I have made the trip from the VI to Lauderdale numerous times, under power and sail. Fastest, most convenient and easiest is to go north of Puerto Rico, DR and Cuba, through the Old Bahama Channel and ride the stream north to your destination. All currents are behind you, as is the wind, until you turn north after the Old Bahama Channel, but the Bahamas make a pretty good breakwater as they are then east of you.
Fuel stops are San Juan (much cheaper food than anywhere in the VI and don't miss the fort!), Samana, DR, (especially if you want to visit one of the most beautiful spots in the Caribbean), Puerto Plata DR and Great Inagua, Bahamas, also a fun stop. We had to stay on the Bahamain side of the Old Bahama Channel to avoid complications w/ Cuban officials, but that may no longer be a problem.
The only danger is Cay Sal bank and with GPS you should have no trouble.
Fuel is also available in Marathon in the Keys, but you should not need it with your range.
Do bring at least a case of primary fuel filters for each engine (or more; you'll use them some day) (and change them frequently!) and a few secondaries as you'll be stirring up a tank that's been in the Caribbean and is how old?
Should be a breeze unless you hit a norther as you go north in the stream, which you should really plan NOT to do.
I haven't done the entire trip, but most of what Capta says is consistent with all the research I've done on the optional routes. I would add the following --You can do PR
direct to the north coast of DR. We stopped at Ocean World (see Marina
). It's between Puerto Plata (an industrial port) and Luperon (a place many cruisers go to live on social security checks while moss grows on their boats).
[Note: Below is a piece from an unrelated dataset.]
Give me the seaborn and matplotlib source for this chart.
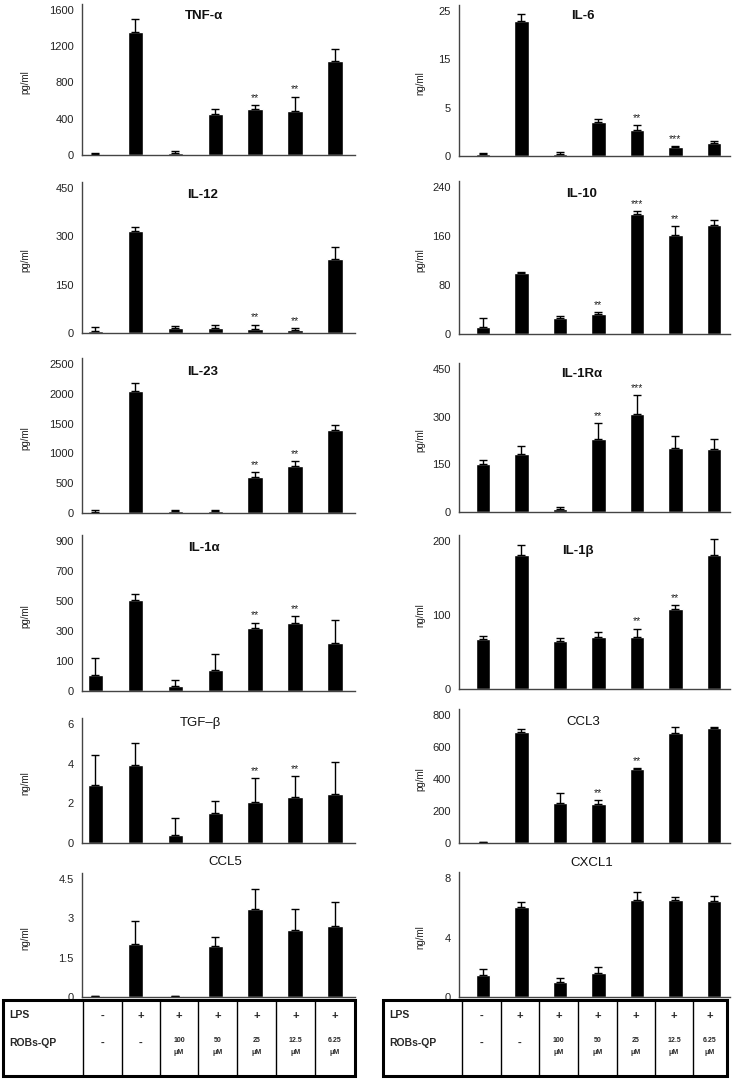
import numpy as np
import pandas as pd
import matplotlib
matplotlib.use("Agg")
import matplotlib.pyplot as plt
import seaborn as sns

# -------------------------------
# 1. Data
# -------------------------------
groups = ["ctrl", "LPS", "100", "50", "25", "12.5", "6.25"]

tnf_vals = [10, 1360, 26, 449, 508, 485, 1037]
tnf_err = [12, 140, 22, 60, 47, 160, 136]
tnf_sig = ["", "", "", "", "**", "**", ""]

il6_vals = [0.29, 23.3, 0.3, 5.86, 4.43, 1.55, 2.18]
il6_err = [0.17, 1.1, 0.4, 0.58, 0.87, 0.12, 0.41]
il6_sig = ["", "", "", "", "**", "***", ""]
il6_ticks = [0, 8.33, 16.67, 25]
il6_ticklabels = ["0", "5", "15", "25"]

il12_vals = [5, 317, 15.6, 16.6, 11.4, 9.4, 229]
il12_err = [14, 13, 6.4, 9.4, 14.6, 6.2, 37]
il12_sig = ["", "", "", "", "**", "**", ""]

il10_vals = [12, 100, 25.5, 32.6, 195.4, 162.3, 178.6]
il10_err = [13.5, 1, 3.8, 2.7, 4.9, 13.6, 8.2]
il10_sig = ["", "", "", "**", "***", "**", ""]

il23_vals = [17, 2050, 28, 28, 605, 785, 1390]
il23_err = [39, 130, 17, 17, 84, 89, 84]
il23_sig = ["", "", "", "", "**", "**", ""]

il1ra_vals = [150.7, 184, 10.5, 228.7, 308.7, 202, 198]
il1ra_err = [12.3, 23.6, 5.3, 50.3, 60.1, 38, 30.6]
il1ra_sig = ["", "", "", "**", "***", "", ""]

il1a_vals = [94, 545, 32, 126, 379, 411, 289]
il1a_err = [102, 40, 34, 94, 32, 38, 136]
il1a_sig = ["", "", "", "", "**", "**", ""]
il1a_ticks = [0, 180, 360, 540, 720, 900]
il1a_ticklabels = ["0", "100", "300", "500", "700", "900"]

il1b_vals = [67.3, 181.6, 64.6, 70, 70, 108.5, 181.6]
il1b_err = [4.4, 12.6, 4, 7, 11.6, 4.5, 21.4]
il1b_sig = ["", "", "", "", "**", "**", ""]

tgfb_vals = [2.92, 3.93, 0.39, 1.52, 2.06, 2.33, 2.45]
tgfb_err = [1.51, 1.13, 0.89, 0.59, 1.23, 1.06, 1.65]
tgfb_sig = ["", "", "", "", "**", "**", ""]

ccl3_vals = [4, 696, 249, 243, 463.6, 690, 721]
ccl3_err = [2, 15, 63, 23, 4.4, 33, 4]
ccl3_sig = ["", "", "", "**", "**", "", ""]

ccl5_vals = [0.02, 2.03, 0.02, 1.96, 3.35, 2.56, 2.71]
ccl5_err = [0, 0.85, 0, 0.32, 0.78, 0.79, 0.91]
ccl5_sig = ["", "", "", "", "", "", ""]

cxcl1_vals = [1.51, 6.04, 1.01, 1.64, 6.53, 6.53, 6.46]
cxcl1_err = [0.4, 0.33, 0.3, 0.39, 0.56, 0.16, 0.36]
cxcl1_sig = ["", "", "", "", "", "", ""]

lps_row = ["-", "+", "+", "+", "+", "+", "+"]
robs_row = ["-", "-", "100", "50", "25", "12.5", "6.25"]
conc_unit = "\u03bcM"

# -------------------------------
# 2. Figure setup
# -------------------------------
sns.set_style("white")
plt.rcParams["font.family"] = ["Liberation Sans", "DejaVu Sans"]

W, H = 737, 1079
fig = plt.figure(figsize=(W / 100, H / 100), dpi=100)

LEFT_X = (82, 355, (-0.33, 6.5), -0.19)
RIGHT_X = (459, 730, (-0.62, 6.42), -0.125)


def add_panel(col, y_top, y_zero, vals, errs, sig, top, ticks, ticklabels, ylabel):
    x0, x1, xlim, ylab_x = col
    extra = 6  # spine runs a little above the top tick
    ax = fig.add_axes([x0 / W, 1 - y_zero / H, (x1 - x0) / W, (y_zero - y_top + extra) / H])
    df = pd.DataFrame({"group": groups, "value": vals})
    sns.barplot(data=df, x="group", y="value", color="black", width=0.38,
                saturation=1, errorbar=None, ax=ax)
    xs = np.arange(len(groups))
    ax.errorbar(xs, vals, yerr=[np.zeros(len(vals)), errs], fmt="none",
                ecolor="black", elinewidth=1, capsize=3.2, capthick=1, clip_on=False)
    for i, (v, e, s) in enumerate(zip(vals, errs, sig)):
        if s:
            ax.annotate(s, (i, v + e), xytext=(0, 1.5), textcoords="offset points",
                        ha="center", va="bottom", fontsize=7.5, color="#222")
    ax.set_xlim(*xlim)
    ax.set_ylim(0, top * (y_zero - y_top + extra) / (y_zero - y_top))
    ax.set_yticks(ticks)
    ax.set_yticklabels(ticklabels)
    ax.set_xticks([])
    ax.set_xlabel("")
    ax.set_ylabel(ylabel, fontsize=7, color="#222")
    ax.yaxis.set_label_coords(ylab_x, (y_zero - y_top) / 2 / (y_zero - y_top + extra))
    ax.tick_params(axis="y", length=0, pad=6, labelsize=8, labelcolor="#222")
    for side in ["top", "right"]:
        ax.spines[side].set_visible(False)
    for side in ["left", "bottom"]:
        ax.spines[side].set_color("#444")
        ax.spines[side].set_linewidth(1)
    ax.set_facecolor("none")
    return ax


# left column
add_panel(LEFT_X, 10, 155, tnf_vals, tnf_err, tnf_sig, 1600, [0, 400, 800, 1200, 1600],
          ["0", "400", "800", "1200", "1600"], "pg/ml")
add_panel(LEFT_X, 188, 333, il12_vals, il12_err, il12_sig, 450, [0, 150, 300, 450],
          ["0", "150", "300", "450"], "pg/ml")
add_panel(LEFT_X, 364, 513, il23_vals, il23_err, il23_sig, 2500, [0, 500, 1000, 1500, 2000, 2500],
          ["0", "500", "1000", "1500", "2000", "2500"], "pg/ml")
add_panel(LEFT_X, 541, 691, il1a_vals, il1a_err, il1a_sig, 900, il1a_ticks, il1a_ticklabels, "pg/ml")
add_panel(LEFT_X, 724, 843, tgfb_vals, tgfb_err, tgfb_sig, 6, [0, 2, 4, 6],
          ["0", "2", "4", "6"], "ng/ml")
add_panel(LEFT_X, 879, 997, ccl5_vals, ccl5_err, ccl5_sig, 4.5, [0, 1.5, 3, 4.5],
          ["0", "1.5", "3", "4.5"], "ng/ml")

# right column
add_panel(RIGHT_X, 11, 156, il6_vals, il6_err, il6_sig, 25, il6_ticks, il6_ticklabels, "ng/ml")
add_panel(RIGHT_X, 187, 334, il10_vals, il10_err, il10_sig, 240, [0, 80, 160, 240],
          ["0", "80", "160", "240"], "pg/ml")
add_panel(RIGHT_X, 369, 512, il1ra_vals, il1ra_err, il1ra_sig, 450, [0, 150, 300, 450],
          ["0", "150", "300", "450"], "pg/ml")
add_panel(RIGHT_X, 541, 689, il1b_vals, il1b_err, il1b_sig, 200, [0, 100, 200],
          ["0", "100", "200"], "ng/ml")
add_panel(RIGHT_X, 715, 843, ccl3_vals, ccl3_err, ccl3_sig, 800, [0, 200, 400, 600, 800],
          ["0", "200", "400", "600", "800"], "pg/ml")
add_panel(RIGHT_X, 878, 997, cxcl1_vals, cxcl1_err, cxcl1_sig, 8, [0, 4, 8],
          ["0", "4", "8"], "ng/ml")

# -------------------------------
# 3. Overlay in pixel coordinates: titles and the treatment tables
# -------------------------------
ov = fig.add_axes([0, 0, 1, 1])
ov.set_xlim(0, W)
ov.set_ylim(H, 0)
ov.axis("off")
ov.patch.set_visible(False)

titles = [
    ("TNF-\u03b1", 204, 16, "bold"), ("IL-6", 583, 16, "bold"),
    ("IL-12", 203, 195, "bold"), ("IL-10", 582, 194, "bold"),
    ("IL-23", 203, 372, "bold"), ("IL-1R\u03b1", 582, 374, "bold"),
    ("IL-1\u03b1", 204, 548, "bold"), ("IL-1\u03b2", 578, 551, "bold"),
    ("TGF\u2013\u03b2", 200, 723, "normal"), ("CCL3", 583, 722, "normal"),
    ("CCL5", 225, 862, "normal"), ("CXCL1", 592, 863, "normal"),
]
for txt, x, y, wt in titles:
    ov.text(x, y, txt, ha="center", va="center", fontsize=9.5, fontweight=wt, color="#111")


def draw_table(edges, y0, y1):
    x_left, x_right = edges[0], edges[-1]
    ov.add_patch(plt.Rectangle((x_left, y0), x_right - x_left, y1 - y0, fill=False,
                               edgecolor="black", linewidth=2.2))
    for xe in edges[1:-1]:
        ov.plot([xe, xe], [y0, y1], color="black", linewidth=1)
    ov.text(x_left + 6, 1015, "LPS", ha="left", va="center", fontsize=7.5, fontweight="bold")
    ov.text(x_left + 6, 1043, "ROBs-QP", ha="left", va="center", fontsize=7.5, fontweight="bold")
    centers = [(a + b) / 2 for a, b in zip(edges[1:-1], edges[2:])]
    for cx, lp, rb in zip(centers, lps_row, robs_row):
        ov.text(cx, 1016, lp, ha="center", va="center", fontsize=8, fontweight="bold")
        if rb == "-":
            ov.text(cx, 1043, rb, ha="center", va="center", fontsize=8, fontweight="bold")
        else:
            ov.text(cx, 1040, rb, ha="center", va="center", fontsize=5, fontweight="bold")
            ov.text(cx, 1053, conc_unit, ha="center", va="center", fontsize=5, fontweight="bold")


draw_table([3, 83, 122, 160, 198, 237, 276, 315, 355], 1000, 1076)
draw_table([383, 462, 501, 539, 578, 617, 655, 693, 727], 1000, 1076)

fig.savefig("out.png", dpi=100, facecolor="white")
The marina has customs and immigration people there should you choose to stop. If not, I think it's possible to refuel without officially checking in. Lots of sport fishing boats stop there for fuel, which is generally a good indicator that the fuel is of good quality.
After that, I have no first hand knowledge, but one of the things you need to consider in route selection is that there are few, if any, places to stop in the Old Bahama Channel vs. many if you choose to go up through the Bahamas (where you will need a cruising permit even to fuel up). In a sailboat the OBC is probably a good option, but in a power boat it might be more risky as you have no place to go, but Cuba, if you have a problem with the engines.